[BEGIN Collected data]
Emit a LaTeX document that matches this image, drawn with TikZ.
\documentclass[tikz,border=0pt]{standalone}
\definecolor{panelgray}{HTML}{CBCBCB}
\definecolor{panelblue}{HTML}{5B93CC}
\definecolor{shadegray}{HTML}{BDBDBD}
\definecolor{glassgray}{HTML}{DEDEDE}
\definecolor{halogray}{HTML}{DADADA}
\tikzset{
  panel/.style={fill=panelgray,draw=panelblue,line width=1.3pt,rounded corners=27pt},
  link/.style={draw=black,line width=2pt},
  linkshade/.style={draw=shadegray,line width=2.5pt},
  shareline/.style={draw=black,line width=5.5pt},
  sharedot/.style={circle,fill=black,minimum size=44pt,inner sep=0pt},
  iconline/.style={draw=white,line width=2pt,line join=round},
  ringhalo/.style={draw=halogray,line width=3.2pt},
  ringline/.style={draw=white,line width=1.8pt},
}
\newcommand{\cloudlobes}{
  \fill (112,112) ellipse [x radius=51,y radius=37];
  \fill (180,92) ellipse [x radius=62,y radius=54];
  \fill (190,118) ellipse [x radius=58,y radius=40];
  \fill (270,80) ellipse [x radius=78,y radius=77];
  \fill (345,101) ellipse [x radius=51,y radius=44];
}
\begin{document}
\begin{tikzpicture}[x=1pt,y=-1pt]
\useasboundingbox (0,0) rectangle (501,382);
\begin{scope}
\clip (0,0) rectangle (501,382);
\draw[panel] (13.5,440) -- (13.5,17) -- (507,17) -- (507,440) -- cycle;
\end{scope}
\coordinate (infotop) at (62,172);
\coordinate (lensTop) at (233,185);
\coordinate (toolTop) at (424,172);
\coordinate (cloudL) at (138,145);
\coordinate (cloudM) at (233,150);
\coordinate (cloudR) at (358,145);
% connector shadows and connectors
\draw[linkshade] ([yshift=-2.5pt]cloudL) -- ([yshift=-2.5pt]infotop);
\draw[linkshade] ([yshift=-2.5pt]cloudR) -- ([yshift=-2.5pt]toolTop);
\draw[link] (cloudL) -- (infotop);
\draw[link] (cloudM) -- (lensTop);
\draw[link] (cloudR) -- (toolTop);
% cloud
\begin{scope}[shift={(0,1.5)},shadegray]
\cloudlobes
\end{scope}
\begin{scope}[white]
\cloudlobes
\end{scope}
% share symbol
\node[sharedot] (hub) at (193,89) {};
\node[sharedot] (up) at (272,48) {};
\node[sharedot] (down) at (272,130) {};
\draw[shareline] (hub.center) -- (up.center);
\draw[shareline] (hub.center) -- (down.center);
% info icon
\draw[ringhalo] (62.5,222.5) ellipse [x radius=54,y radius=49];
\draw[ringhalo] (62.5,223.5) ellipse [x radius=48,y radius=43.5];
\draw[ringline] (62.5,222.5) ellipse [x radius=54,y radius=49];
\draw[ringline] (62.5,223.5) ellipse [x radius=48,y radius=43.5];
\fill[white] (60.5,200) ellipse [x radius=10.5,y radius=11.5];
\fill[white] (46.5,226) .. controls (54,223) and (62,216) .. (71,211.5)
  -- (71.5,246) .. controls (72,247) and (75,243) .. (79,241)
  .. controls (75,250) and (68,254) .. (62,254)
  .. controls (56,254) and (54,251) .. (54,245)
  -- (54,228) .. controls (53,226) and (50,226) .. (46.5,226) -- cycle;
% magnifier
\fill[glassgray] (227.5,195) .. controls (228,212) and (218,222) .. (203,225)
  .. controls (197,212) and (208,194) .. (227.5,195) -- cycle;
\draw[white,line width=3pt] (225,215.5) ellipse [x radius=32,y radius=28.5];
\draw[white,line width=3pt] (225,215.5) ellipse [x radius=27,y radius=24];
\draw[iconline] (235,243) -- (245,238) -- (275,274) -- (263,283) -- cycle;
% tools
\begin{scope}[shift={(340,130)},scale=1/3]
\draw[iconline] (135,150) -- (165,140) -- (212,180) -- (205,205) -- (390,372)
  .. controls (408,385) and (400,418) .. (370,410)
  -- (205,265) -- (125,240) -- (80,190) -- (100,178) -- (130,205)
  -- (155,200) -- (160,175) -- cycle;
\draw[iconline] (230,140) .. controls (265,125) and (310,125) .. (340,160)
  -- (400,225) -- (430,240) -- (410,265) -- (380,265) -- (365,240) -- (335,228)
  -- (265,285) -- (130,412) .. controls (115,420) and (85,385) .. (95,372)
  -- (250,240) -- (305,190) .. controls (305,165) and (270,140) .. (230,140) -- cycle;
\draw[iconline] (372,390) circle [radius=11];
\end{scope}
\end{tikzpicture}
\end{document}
[END Collected data]
Stated goal. Using the data above, reproduce every line exactly.

The solution.
Emit a LaTeX document that matches this image, drawn with TikZ.
\documentclass[tikz,border=0pt]{standalone}
\definecolor{panelgray}{HTML}{CBCBCB}
\definecolor{panelblue}{HTML}{5B93CC}
\definecolor{shadegray}{HTML}{BDBDBD}
\definecolor{glassgray}{HTML}{DEDEDE}
\definecolor{halogray}{HTML}{DADADA}
\tikzset{
  panel/.style={fill=panelgray,draw=panelblue,line width=1.3pt,rounded corners=27pt},
  link/.style={draw=black,line width=2pt},
  linkshade/.style={draw=shadegray,line width=2.5pt},
  shareline/.style={draw=black,line width=5.5pt},
  sharedot/.style={circle,fill=black,minimum size=44pt,inner sep=0pt},
  iconline/.style={draw=white,line width=2pt,line join=round},
  ringhalo/.style={draw=halogray,line width=3.2pt},
  ringline/.style={draw=white,line width=1.8pt},
}
\newcommand{\cloudlobes}{
  \fill (112,112) ellipse [x radius=51,y radius=37];
  \fill (180,92) ellipse [x radius=62,y radius=54];
  \fill (190,118) ellipse [x radius=58,y radius=40];
  \fill (270,80) ellipse [x radius=78,y radius=77];
  \fill (345,101) ellipse [x radius=51,y radius=44];
}
\begin{document}
\begin{tikzpicture}[x=1pt,y=-1pt]
\useasboundingbox (0,0) rectangle (501,382);
\begin{scope}
\clip (0,0) rectangle (501,382);
\draw[panel] (13.5,440) -- (13.5,17) -- (507,17) -- (507,440) -- cycle;
\end{scope}
\coordinate (infotop) at (62,172);
\coordinate (lensTop) at (233,185);
\coordinate (toolTop) at (424,172);
\coordinate (cloudL) at (138,145);
\coordinate (cloudM) at (233,150);
\coordinate (cloudR) at (358,145);
% connector shadows and connectors
\draw[linkshade] ([yshift=-2.5pt]cloudL) -- ([yshift=-2.5pt]infotop);
\draw[linkshade] ([yshift=-2.5pt]cloudR) -- ([yshift=-2.5pt]toolTop);
\draw[link] (cloudL) -- (infotop);
\draw[link] (cloudM) -- (lensTop);
\draw[link] (cloudR) -- (toolTop);
% cloud
\begin{scope}[shift={(0,1.5)},shadegray]
\cloudlobes
\end{scope}
\begin{scope}[white]
\cloudlobes
\end{scope}
% share symbol
\node[sharedot] (hub) at (193,89) {};
\node[sharedot] (up) at (272,48) {};
\node[sharedot] (down) at (272,130) {};
\draw[shareline] (hub.center) -- (up.center);
\draw[shareline] (hub.center) -- (down.center);
% info icon
\draw[ringhalo] (62.5,222.5) ellipse [x radius=54,y radius=49];
\draw[ringhalo] (62.5,223.5) ellipse [x radius=48,y radius=43.5];
\draw[ringline] (62.5,222.5) ellipse [x radius=54,y radius=49];
\draw[ringline] (62.5,223.5) ellipse [x radius=48,y radius=43.5];
\fill[white] (60.5,200) ellipse [x radius=10.5,y radius=11.5];
\fill[white] (46.5,226) .. controls (54,223) and (62,216) .. (71,211.5)
  -- (71.5,246) .. controls (72,247) and (75,243) .. (79,241)
  .. controls (75,250) and (68,254) .. (62,254)
  .. controls (56,254) and (54,251) .. (54,245)
  -- (54,228) .. controls (53,226) and (50,226) .. (46.5,226) -- cycle;
% magnifier
\fill[glassgray] (227.5,195) .. controls (228,212) and (218,222) .. (203,225)
  .. controls (197,212) and (208,194) .. (227.5,195) -- cycle;
\draw[white,line width=3pt] (225,215.5) ellipse [x radius=32,y radius=28.5];
\draw[white,line width=3pt] (225,215.5) ellipse [x radius=27,y radius=24];
\draw[iconline] (235,243) -- (245,238) -- (275,274) -- (263,283) -- cycle;
% tools
\begin{scope}[shift={(340,130)},scale=1/3]
\draw[iconline] (135,150) -- (165,140) -- (212,180) -- (205,205) -- (390,372)
  .. controls (408,385) and (400,418) .. (370,410)
  -- (205,265) -- (125,240) -- (80,190) -- (100,178) -- (130,205)
  -- (155,200) -- (160,175) -- cycle;
\draw[iconline] (230,140) .. controls (265,125) and (310,125) .. (340,160)
  -- (400,225) -- (430,240) -- (410,265) -- (380,265) -- (365,240) -- (335,228)
  -- (265,285) -- (130,412) .. controls (115,420) and (85,385) .. (95,372)
  -- (250,240) -- (305,190) .. controls (305,165) and (270,140) .. (230,140) -- cycle;
\draw[iconline] (372,390) circle [radius=11];
\end{scope}
\end{tikzpicture}
\end{document}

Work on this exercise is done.